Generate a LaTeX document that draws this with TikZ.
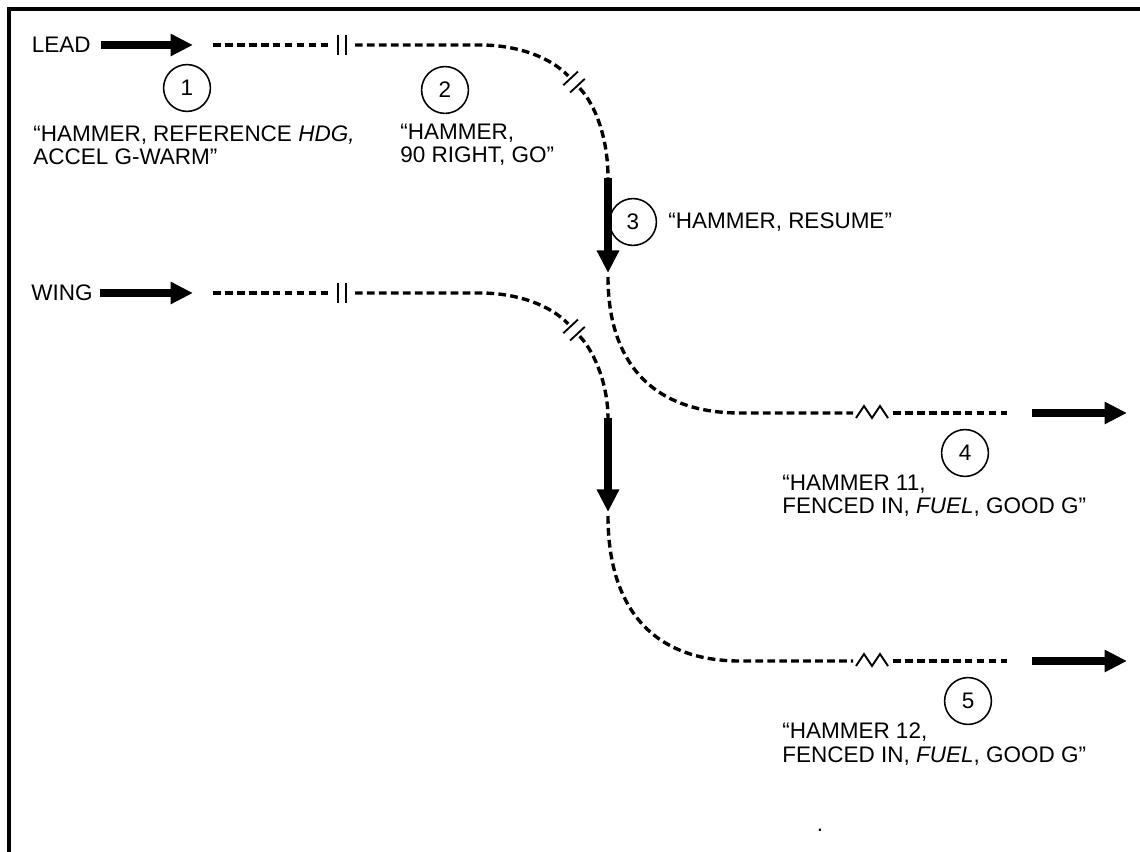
\documentclass[tikz,border=0pt]{standalone}
\usepackage{fontspec}
\setmainfont{Liberation Sans}
\usetikzlibrary{arrows.meta}

\begin{document}
\begin{tikzpicture}[
    x=0.025cm, y=-0.025cm,
    font=\fontsize{16}{16.5}\selectfont,
    flight/.style={inner sep=0pt},
    call/.style={circle, draw, line width=1.1pt, minimum size=1.17cm, inner sep=0pt},
    msg/.style={align=left, anchor=west, inner sep=0pt},
    fat/.style={-{Triangle[length=16pt,width=15pt]}, line width=5.5pt},
    track/.style={line width=2.4pt, dash pattern=on 5.5pt off 3pt},
    brk/.style={line width=1.3pt}
]
\useasboundingbox (0,0) rectangle (1140,852);

% frame (top and left only)
\draw[line width=3pt] (9,852) -- (9,9) -- (1140,9);

% Lead
\node[flight, anchor=east] (lead) at (91,45) {LEAD};
\coordinate (la) at (193,45);
\draw[fat, shorten <=7pt] (lead.east) -- (la);
\coordinate (ld1) at (213,45);
\coordinate (ld2) at (330,45);
\draw[track] (ld1) -- (ld2);
\draw[brk] (338,35) -- (338,55);
\draw[brk] (346,35) -- (346,55);
\coordinate (ld3) at (355,45);
\coordinate (ld4) at (480,45);
\coordinate (lm) at (574,82);
\coordinate (ld5) at (608,178);
\draw[track, shorten >=6pt] (ld3) -- (ld4) .. controls (520,45) and (552,58.75) .. (lm);
\draw[track, shorten <=6pt] (lm) .. controls (596,105.75) and (608,139) .. (ld5);
\draw[brk] (563.3,85.2) -- (577.9,71.6);
\draw[brk] (570.1,92.5) -- (584.7,78.9);
\coordinate (ld6) at (608,273);
\draw[fat] (ld5) -- (ld6);
\coordinate (ld7) at (608,277);
\coordinate (ld8) at (740,413);
\coordinate (ld9) at (853,413);
\draw[track] (ld7) .. controls (608,360) and (650,413) .. (ld8) -- (ld9);
\draw[brk] (856,418) -- (864,406) -- (872,418) -- (880,406) -- (888,418);
\coordinate (ld10) at (893,413);
\coordinate (ld11) at (1007,413);
\draw[track] (ld10) -- (ld11);
\coordinate (ld12) at (1032,413);
\coordinate (ld13) at (1127,413);
\draw[fat] (ld12) -- (ld13);

% Wing
\node[flight, anchor=east] (wing) at (93,293) {WING};
\coordinate (wa) at (193,293);
\draw[fat, shorten <=5pt] (wing.east) -- (wa);
\coordinate (wd1) at (213,293);
\coordinate (wd2) at (330,293);
\draw[track] (wd1) -- (wd2);
\draw[brk] (338,283) -- (338,303);
\draw[brk] (346,283) -- (346,303);
\coordinate (wd3) at (355,293);
\coordinate (wd4) at (480,293);
\coordinate (wm) at (574,330);
\coordinate (wd5) at (608,418);
\draw[track, shorten >=6pt] (wd3) -- (wd4) .. controls (520,293) and (552,306.75) .. (wm);
\draw[track, shorten <=6pt] (wm) .. controls (596,353.75) and (608,387) .. (wd5);
\draw[brk] (563.3,333.2) -- (577.9,319.6);
\draw[brk] (570.1,340.5) -- (584.7,326.9);
\coordinate (wd6) at (608,512);
\draw[fat] (wd5) -- (wd6);
\coordinate (wd7) at (608,516);
\coordinate (wd8) at (740,661);
\coordinate (wd9) at (853,661);
\draw[track] (wd7) .. controls (608,605) and (650,661) .. (wd8) -- (wd9);
\draw[brk] (856,666) -- (864,654) -- (872,666) -- (880,654) -- (888,666);
\coordinate (wd10) at (893,661);
\coordinate (wd11) at (1007,661);
\draw[track] (wd10) -- (wd11);
\coordinate (wd12) at (1032,661);
\coordinate (wd13) at (1127,661);
\draw[fat] (wd12) -- (wd13);

% Radio calls
\node[call] (c1) at (187,88) {1};
\node[msg] (m1) at (33,145) {“HAMMER, REFERENCE \textit{HDG,}\\ACCEL G-WARM”};
\node[call] (c2) at (445,90) {2};
\node[msg] (m2) at (400,145) {“HAMMER,\\90 RIGHT, GO”};
\node[call] (c3) at (633,222) {3};
\node[msg] (m3) at (668,222) {“HAMMER, RESUME”};
\node[call] (c4) at (965,453) {4};
\node[msg] (m4) at (782,496) {“HAMMER 11,\\FENCED IN, \textit{FUEL}, GOOD G”};
\node[call] (c5) at (968,701) {5};
\node[msg] (m5) at (782,744) {“HAMMER 12,\\FENCED IN, \textit{FUEL}, GOOD G”};

\node[inner sep=0pt] (dot) at (820,830) {.};

\end{tikzpicture}
\end{document}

**********

_PROBLEM DESCRIPTION_
Print out the whole of the material word for word, without pictures.

_IN RESPONSE_
Generate a LaTeX document that draws this with TikZ.
\documentclass[tikz,border=0pt]{standalone}
\usepackage{fontspec}
\setmainfont{Liberation Sans}
\usetikzlibrary{arrows.meta}

\begin{document}
\begin{tikzpicture}[
    x=0.025cm, y=-0.025cm,
    font=\fontsize{16}{16.5}\selectfont,
    flight/.style={inner sep=0pt},
    call/.style={circle, draw, line width=1.1pt, minimum size=1.17cm, inner sep=0pt},
    msg/.style={align=left, anchor=west, inner sep=0pt},
    fat/.style={-{Triangle[length=16pt,width=15pt]}, line width=5.5pt},
    track/.style={line width=2.4pt, dash pattern=on 5.5pt off 3pt},
    brk/.style={line width=1.3pt}
]
\useasboundingbox (0,0) rectangle (1140,852);

% frame (top and left only)
\draw[line width=3pt] (9,852) -- (9,9) -- (1140,9);

% Lead
\node[flight, anchor=east] (lead) at (91,45) {LEAD};
\coordinate (la) at (193,45);
\draw[fat, shorten <=7pt] (lead.east) -- (la);
\coordinate (ld1) at (213,45);
\coordinate (ld2) at (330,45);
\draw[track] (ld1) -- (ld2);
\draw[brk] (338,35) -- (338,55);
\draw[brk] (346,35) -- (346,55);
\coordinate (ld3) at (355,45);
\coordinate (ld4) at (480,45);
\coordinate (lm) at (574,82);
\coordinate (ld5) at (608,178);
\draw[track, shorten >=6pt] (ld3) -- (ld4) .. controls (520,45) and (552,58.75) .. (lm);
\draw[track, shorten <=6pt] (lm) .. controls (596,105.75) and (608,139) .. (ld5);
\draw[brk] (563.3,85.2) -- (577.9,71.6);
\draw[brk] (570.1,92.5) -- (584.7,78.9);
\coordinate (ld6) at (608,273);
\draw[fat] (ld5) -- (ld6);
\coordinate (ld7) at (608,277);
\coordinate (ld8) at (740,413);
\coordinate (ld9) at (853,413);
\draw[track] (ld7) .. controls (608,360) and (650,413) .. (ld8) -- (ld9);
\draw[brk] (856,418) -- (864,406) -- (872,418) -- (880,406) -- (888,418);
\coordinate (ld10) at (893,413);
\coordinate (ld11) at (1007,413);
\draw[track] (ld10) -- (ld11);
\coordinate (ld12) at (1032,413);
\coordinate (ld13) at (1127,413);
\draw[fat] (ld12) -- (ld13);

% Wing
\node[flight, anchor=east] (wing) at (93,293) {WING};
\coordinate (wa) at (193,293);
\draw[fat, shorten <=5pt] (wing.east) -- (wa);
\coordinate (wd1) at (213,293);
\coordinate (wd2) at (330,293);
\draw[track] (wd1) -- (wd2);
\draw[brk] (338,283) -- (338,303);
\draw[brk] (346,283) -- (346,303);
\coordinate (wd3) at (355,293);
\coordinate (wd4) at (480,293);
\coordinate (wm) at (574,330);
\coordinate (wd5) at (608,418);
\draw[track, shorten >=6pt] (wd3) -- (wd4) .. controls (520,293) and (552,306.75) .. (wm);
\draw[track, shorten <=6pt] (wm) .. controls (596,353.75) and (608,387) .. (wd5);
\draw[brk] (563.3,333.2) -- (577.9,319.6);
\draw[brk] (570.1,340.5) -- (584.7,326.9);
\coordinate (wd6) at (608,512);
\draw[fat] (wd5) -- (wd6);
\coordinate (wd7) at (608,516);
\coordinate (wd8) at (740,661);
\coordinate (wd9) at (853,661);
\draw[track] (wd7) .. controls (608,605) and (650,661) .. (wd8) -- (wd9);
\draw[brk] (856,666) -- (864,654) -- (872,666) -- (880,654) -- (888,666);
\coordinate (wd10) at (893,661);
\coordinate (wd11) at (1007,661);
\draw[track] (wd10) -- (wd11);
\coordinate (wd12) at (1032,661);
\coordinate (wd13) at (1127,661);
\draw[fat] (wd12) -- (wd13);

% Radio calls
\node[call] (c1) at (187,88) {1};
\node[msg] (m1) at (33,145) {“HAMMER, REFERENCE \textit{HDG,}\\ACCEL G-WARM”};
\node[call] (c2) at (445,90) {2};
\node[msg] (m2) at (400,145) {“HAMMER,\\90 RIGHT, GO”};
\node[call] (c3) at (633,222) {3};
\node[msg] (m3) at (668,222) {“HAMMER, RESUME”};
\node[call] (c4) at (965,453) {4};
\node[msg] (m4) at (782,496) {“HAMMER 11,\\FENCED IN, \textit{FUEL}, GOOD G”};
\node[call] (c5) at (968,701) {5};
\node[msg] (m5) at (782,744) {“HAMMER 12,\\FENCED IN, \textit{FUEL}, GOOD G”};

\node[inner sep=0pt] (dot) at (820,830) {.};

\end{tikzpicture}
\end{document}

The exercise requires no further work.